DATASET EXCERPT
_ _ _ _

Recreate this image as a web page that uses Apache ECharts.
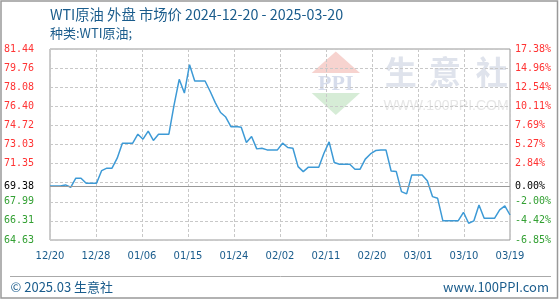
<!DOCTYPE html>
<html><head><meta charset="utf-8">
<script src="https://cdn.jsdelivr.net/npm/echarts@6/dist/echarts.min.js"></script>
<style>html,body{margin:0;padding:0;background:#fff}#c{width:560px;height:300px}</style>
</head><body><div id="c"></div>
<script>
const dates = [
'12/20','12/21','12/22','12/23','12/24','12/25','12/26','12/27','12/28','12/29','12/30','12/31',
'01/01','01/02','01/03','01/04','01/05','01/06','01/07','01/08','01/09','01/10','01/11','01/12','01/13','01/14','01/15','01/16','01/17','01/18','01/19','01/20','01/21','01/22','01/23','01/24','01/25','01/26','01/27','01/28','01/29','01/30','01/31',
'02/01','02/02','02/03','02/04','02/05','02/06','02/07','02/08','02/09','02/10','02/11','02/12','02/13','02/14','02/15','02/16','02/17','02/18','02/19','02/20','02/21','02/22','02/23','02/24','02/25','02/26','02/27','02/28',
'03/01','03/02','03/03','03/04','03/05','03/06','03/07','03/08','03/09','03/10','03/11','03/12','03/13','03/14','03/15','03/16','03/17','03/18','03/19'];
const prices = [
69.38,69.39,69.39,69.48,69.27,70.07,70.07,69.63,69.63,69.63,
70.74,70.95,70.95,71.83,73.15,73.15,73.15,73.94,73.50,74.21,
73.39,73.94,73.94,73.94,76.50,78.77,77.56,80.06,78.62,78.62,
78.62,77.70,76.70,75.85,75.45,74.60,74.62,74.56,73.21,73.74,
72.65,72.71,72.56,72.56,72.56,73.15,72.77,72.71,71.09,70.65,
71.04,71.04,71.04,72.27,73.27,71.45,71.30,71.30,71.30,70.86,
70.86,71.75,72.20,72.50,72.56,72.56,70.70,70.65,68.89,68.69,
70.36,70.36,70.36,69.85,68.45,68.30,66.33,66.33,66.33,66.33,
67.07,66.10,66.31,67.71,66.54,66.54,66.54,67.28,67.63,66.83];
const xTickLabels = ['12/20','12/28','01/06','01/15','01/24','02/02','02/11','02/20','03/01','03/10','03/19'];
const leftTicks = ['64.63','66.31','67.99','','71.35','73.03','74.72','76.40','78.08','79.76','81.44'];
const rightTicks = ['-6.85%','-4.42%','-2.00%','','2.84%','5.27%','7.69%','10.11%','12.54%','14.96%','17.38%'];
const baseValue = 69.38;
const baseLeft = '69.38';
const baseRight = '0.00%';
const yMin = 64.63, yMax = 81.44;
const titleText = 'WTI原油 外盘 市场价 2024-12-20 - 2025-03-20';
const subText = '种类:WTI原油;';

const RED = '#ff3333', GREEN = '#33a033', BLUE = '#1a5c8c';
const MONO = 'DejaVu Sans Mono';
const rich = {
  r: {color: RED, fontFamily: MONO, fontSize: 10},
  g: {color: GREEN, fontFamily: MONO, fontSize: 10}
};
function tickFmt(arr){
  return function(v){
    const i = Math.round(v); const t = arr[i];
    if(!t) return '';
    return '{' + (i < 3 ? 'g' : 'r') + '|' + t + '}';
  };
}
const chart = echarts.init(document.getElementById('c'), null, {renderer:'canvas'});
chart.setOption({
  animation: false,
  backgroundColor: '#fff',
  grid: {left: 50, right: 50, top: 49, bottom: 60, show: true, borderColor: '#999', borderWidth: 1, backgroundColor: 'transparent'},
  xAxis: [
    {type: 'category', data: dates, boundaryGap: false, show: false},
    {type: 'value', min: 0, max: 10, interval: 1, position: 'bottom',
     axisLine: {show: false}, axisTick: {show: false},
     splitLine: {show: true, lineStyle: {type: [3, 2], color: '#c8c8c8', width: 1}},
     axisLabel: {formatter: v => xTickLabels[Math.round(v)], color: BLUE, fontFamily: 'DejaVu Sans', fontSize: 10, margin: 11, showMinLabel: true, showMaxLabel: true}}
  ],
  yAxis: [
    {type: 'value', min: yMin, max: yMax, show: false},
    {type: 'value', min: 0, max: 10, interval: 1, position: 'left',
     axisLine: {show: false}, axisTick: {show: false},
     splitLine: {show: true, lineStyle: {type: [3, 2], color: '#c8c8c8', width: 1}},
     axisLabel: {formatter: tickFmt(leftTicks), rich: rich, margin: 16, showMinLabel: true, showMaxLabel: true}},
    {type: 'value', min: 0, max: 10, interval: 1, position: 'right',
     axisLine: {show: false}, axisTick: {show: false}, splitLine: {show: false},
     axisLabel: {formatter: tickFmt(rightTicks), rich: rich, margin: 5, showMinLabel: true, showMaxLabel: true}}
  ],
  graphic: [
    {type: 'rect', z: -10, shape: {x: 1, y: 1, width: 556.5, height: 297}, style: {fill: 'none', stroke: '#999', lineWidth: 1.5}},
    {type: 'polygon', z: -5, shape: {points: [[311.7, 73], [335.8, 51.5], [360, 73]]}, style: {fill: '#f7d3cf'}},
    {type: 'text', z: -5, style: {text: 'PPI', x: 335.8, y: 84, textAlign: 'center', textVerticalAlign: 'middle', font: 'bold 22px "Liberation Serif"', fill: '#d6dceb'}},
    {type: 'polygon', z: -5, shape: {points: [[311.7, 93], [360, 93], [335.8, 115]]}, style: {fill: '#d6ecd6'}},
    {type: 'text', z: -5, style: {text: '生', x: 400.7, y: 72, textAlign: 'center', textVerticalAlign: 'middle', font: 'bold 32px "Noto Sans CJK SC"', fill: '#dfe3ec'}},
    {type: 'text', z: -5, style: {text: '意', x: 445, y: 72, textAlign: 'center', textVerticalAlign: 'middle', font: 'bold 32px "Noto Sans CJK SC"', fill: '#dfe3ec'}},
    {type: 'text', z: -5, style: {text: '社', x: 491.7, y: 72, textAlign: 'center', textVerticalAlign: 'middle', font: 'bold 32px "Noto Sans CJK SC"', fill: '#dfe3ec'}},
    {type: 'text', z: -5, style: {text: 'WWW.100PPI.COM', x: 446, y: 106, textAlign: 'center', textVerticalAlign: 'middle', font: '14px "Liberation Sans"', fill: '#e6e6e6'}},
    {type: 'text', style: {text: titleText, x: 50, y: 15, textVerticalAlign: 'middle', font: '14.3px "Noto Sans CJK SC"', fill: BLUE}},
    {type: 'text', style: {text: subText, x: 50, y: 33, textVerticalAlign: 'middle', font: '13px "Noto Sans CJK SC"', fill: BLUE}},
    {type: 'line', shape: {x1: 10, y1: 276.5, x2: 551, y2: 276.5}, style: {stroke: '#aaa', lineWidth: 1}},
    {type: 'text', style: {text: '© 2025.03 生意社', x: 10.5, y: 287.5, textVerticalAlign: 'middle', font: '13px "Noto Sans CJK SC"', fill: BLUE}},
    {type: 'text', style: {text: 'www.100PPI.com', x: 549, y: 287.5, textAlign: 'right', textVerticalAlign: 'middle', font: '13px "Noto Sans CJK SC"', fill: BLUE}}
  ],
  series: [{
    type: 'line', xAxisIndex: 0, yAxisIndex: 0, data: prices, symbol: 'none', z: 3,
    lineStyle: {color: '#3d9ad6', width: 1.5},
    markLine: {silent: true, symbol: 'none', animation: false,
      lineStyle: {color: '#999', type: 'solid', width: 1},
      data: [
        {yAxis: baseValue, label: {position: 'start', formatter: baseLeft, distance: 16, color: '#000', fontFamily: MONO, fontSize: 10}},
        {yAxis: baseValue, label: {position: 'end', formatter: baseRight, distance: 5, color: '#000', fontFamily: MONO, fontSize: 10}}
      ]}
  }]
});
</script></body></html>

_ _ _ _

PROBLEM DESCRIPTION
Repeat the listing in full and exactly. Leave any pictures out.

IN RESPONSE
Recreate this image as a web page that uses Apache ECharts.
<!DOCTYPE html>
<html><head><meta charset="utf-8">
<script src="https://cdn.jsdelivr.net/npm/echarts@6/dist/echarts.min.js"></script>
<style>html,body{margin:0;padding:0;background:#fff}#c{width:560px;height:300px}</style>
</head><body><div id="c"></div>
<script>
const dates = [
'12/20','12/21','12/22','12/23','12/24','12/25','12/26','12/27','12/28','12/29','12/30','12/31',
'01/01','01/02','01/03','01/04','01/05','01/06','01/07','01/08','01/09','01/10','01/11','01/12','01/13','01/14','01/15','01/16','01/17','01/18','01/19','01/20','01/21','01/22','01/23','01/24','01/25','01/26','01/27','01/28','01/29','01/30','01/31',
'02/01','02/02','02/03','02/04','02/05','02/06','02/07','02/08','02/09','02/10','02/11','02/12','02/13','02/14','02/15','02/16','02/17','02/18','02/19','02/20','02/21','02/22','02/23','02/24','02/25','02/26','02/27','02/28',
'03/01','03/02','03/03','03/04','03/05','03/06','03/07','03/08','03/09','03/10','03/11','03/12','03/13','03/14','03/15','03/16','03/17','03/18','03/19'];
const prices = [
69.38,69.39,69.39,69.48,69.27,70.07,70.07,69.63,69.63,69.63,
70.74,70.95,70.95,71.83,73.15,73.15,73.15,73.94,73.50,74.21,
73.39,73.94,73.94,73.94,76.50,78.77,77.56,80.06,78.62,78.62,
78.62,77.70,76.70,75.85,75.45,74.60,74.62,74.56,73.21,73.74,
72.65,72.71,72.56,72.56,72.56,73.15,72.77,72.71,71.09,70.65,
71.04,71.04,71.04,72.27,73.27,71.45,71.30,71.30,71.30,70.86,
70.86,71.75,72.20,72.50,72.56,72.56,70.70,70.65,68.89,68.69,
70.36,70.36,70.36,69.85,68.45,68.30,66.33,66.33,66.33,66.33,
67.07,66.10,66.31,67.71,66.54,66.54,66.54,67.28,67.63,66.83];
const xTickLabels = ['12/20','12/28','01/06','01/15','01/24','02/02','02/11','02/20','03/01','03/10','03/19'];
const leftTicks = ['64.63','66.31','67.99','','71.35','73.03','74.72','76.40','78.08','79.76','81.44'];
const rightTicks = ['-6.85%','-4.42%','-2.00%','','2.84%','5.27%','7.69%','10.11%','12.54%','14.96%','17.38%'];
const baseValue = 69.38;
const baseLeft = '69.38';
const baseRight = '0.00%';
const yMin = 64.63, yMax = 81.44;
const titleText = 'WTI原油 外盘 市场价 2024-12-20 - 2025-03-20';
const subText = '种类:WTI原油;';

const RED = '#ff3333', GREEN = '#33a033', BLUE = '#1a5c8c';
const MONO = 'DejaVu Sans Mono';
const rich = {
  r: {color: RED, fontFamily: MONO, fontSize: 10},
  g: {color: GREEN, fontFamily: MONO, fontSize: 10}
};
function tickFmt(arr){
  return function(v){
    const i = Math.round(v); const t = arr[i];
    if(!t) return '';
    return '{' + (i < 3 ? 'g' : 'r') + '|' + t + '}';
  };
}
const chart = echarts.init(document.getElementById('c'), null, {renderer:'canvas'});
chart.setOption({
  animation: false,
  backgroundColor: '#fff',
  grid: {left: 50, right: 50, top: 49, bottom: 60, show: true, borderColor: '#999', borderWidth: 1, backgroundColor: 'transparent'},
  xAxis: [
    {type: 'category', data: dates, boundaryGap: false, show: false},
    {type: 'value', min: 0, max: 10, interval: 1, position: 'bottom',
     axisLine: {show: false}, axisTick: {show: false},
     splitLine: {show: true, lineStyle: {type: [3, 2], color: '#c8c8c8', width: 1}},
     axisLabel: {formatter: v => xTickLabels[Math.round(v)], color: BLUE, fontFamily: 'DejaVu Sans', fontSize: 10, margin: 11, showMinLabel: true, showMaxLabel: true}}
  ],
  yAxis: [
    {type: 'value', min: yMin, max: yMax, show: false},
    {type: 'value', min: 0, max: 10, interval: 1, position: 'left',
     axisLine: {show: false}, axisTick: {show: false},
     splitLine: {show: true, lineStyle: {type: [3, 2], color: '#c8c8c8', width: 1}},
     axisLabel: {formatter: tickFmt(leftTicks), rich: rich, margin: 16, showMinLabel: true, showMaxLabel: true}},
    {type: 'value', min: 0, max: 10, interval: 1, position: 'right',
     axisLine: {show: false}, axisTick: {show: false}, splitLine: {show: false},
     axisLabel: {formatter: tickFmt(rightTicks), rich: rich, margin: 5, showMinLabel: true, showMaxLabel: true}}
  ],
  graphic: [
    {type: 'rect', z: -10, shape: {x: 1, y: 1, width: 556.5, height: 297}, style: {fill: 'none', stroke: '#999', lineWidth: 1.5}},
    {type: 'polygon', z: -5, shape: {points: [[311.7, 73], [335.8, 51.5], [360, 73]]}, style: {fill: '#f7d3cf'}},
    {type: 'text', z: -5, style: {text: 'PPI', x: 335.8, y: 84, textAlign: 'center', textVerticalAlign: 'middle', font: 'bold 22px "Liberation Serif"', fill: '#d6dceb'}},
    {type: 'polygon', z: -5, shape: {points: [[311.7, 93], [360, 93], [335.8, 115]]}, style: {fill: '#d6ecd6'}},
    {type: 'text', z: -5, style: {text: '生', x: 400.7, y: 72, textAlign: 'center', textVerticalAlign: 'middle', font: 'bold 32px "Noto Sans CJK SC"', fill: '#dfe3ec'}},
    {type: 'text', z: -5, style: {text: '意', x: 445, y: 72, textAlign: 'center', textVerticalAlign: 'middle', font: 'bold 32px "Noto Sans CJK SC"', fill: '#dfe3ec'}},
    {type: 'text', z: -5, style: {text: '社', x: 491.7, y: 72, textAlign: 'center', textVerticalAlign: 'middle', font: 'bold 32px "Noto Sans CJK SC"', fill: '#dfe3ec'}},
    {type: 'text', z: -5, style: {text: 'WWW.100PPI.COM', x: 446, y: 106, textAlign: 'center', textVerticalAlign: 'middle', font: '14px "Liberation Sans"', fill: '#e6e6e6'}},
    {type: 'text', style: {text: titleText, x: 50, y: 15, textVerticalAlign: 'middle', font: '14.3px "Noto Sans CJK SC"', fill: BLUE}},
    {type: 'text', style: {text: subText, x: 50, y: 33, textVerticalAlign: 'middle', font: '13px "Noto Sans CJK SC"', fill: BLUE}},
    {type: 'line', shape: {x1: 10, y1: 276.5, x2: 551, y2: 276.5}, style: {stroke: '#aaa', lineWidth: 1}},
    {type: 'text', style: {text: '© 2025.03 生意社', x: 10.5, y: 287.5, textVerticalAlign: 'middle', font: '13px "Noto Sans CJK SC"', fill: BLUE}},
    {type: 'text', style: {text: 'www.100PPI.com', x: 549, y: 287.5, textAlign: 'right', textVerticalAlign: 'middle', font: '13px "Noto Sans CJK SC"', fill: BLUE}}
  ],
  series: [{
    type: 'line', xAxisIndex: 0, yAxisIndex: 0, data: prices, symbol: 'none', z: 3,
    lineStyle: {color: '#3d9ad6', width: 1.5},
    markLine: {silent: true, symbol: 'none', animation: false,
      lineStyle: {color: '#999', type: 'solid', width: 1},
      data: [
        {yAxis: baseValue, label: {position: 'start', formatter: baseLeft, distance: 16, color: '#000', fontFamily: MONO, fontSize: 10}},
        {yAxis: baseValue, label: {position: 'end', formatter: baseRight, distance: 5, color: '#000', fontFamily: MONO, fontSize: 10}}
      ]}
  }]
});
</script></body></html>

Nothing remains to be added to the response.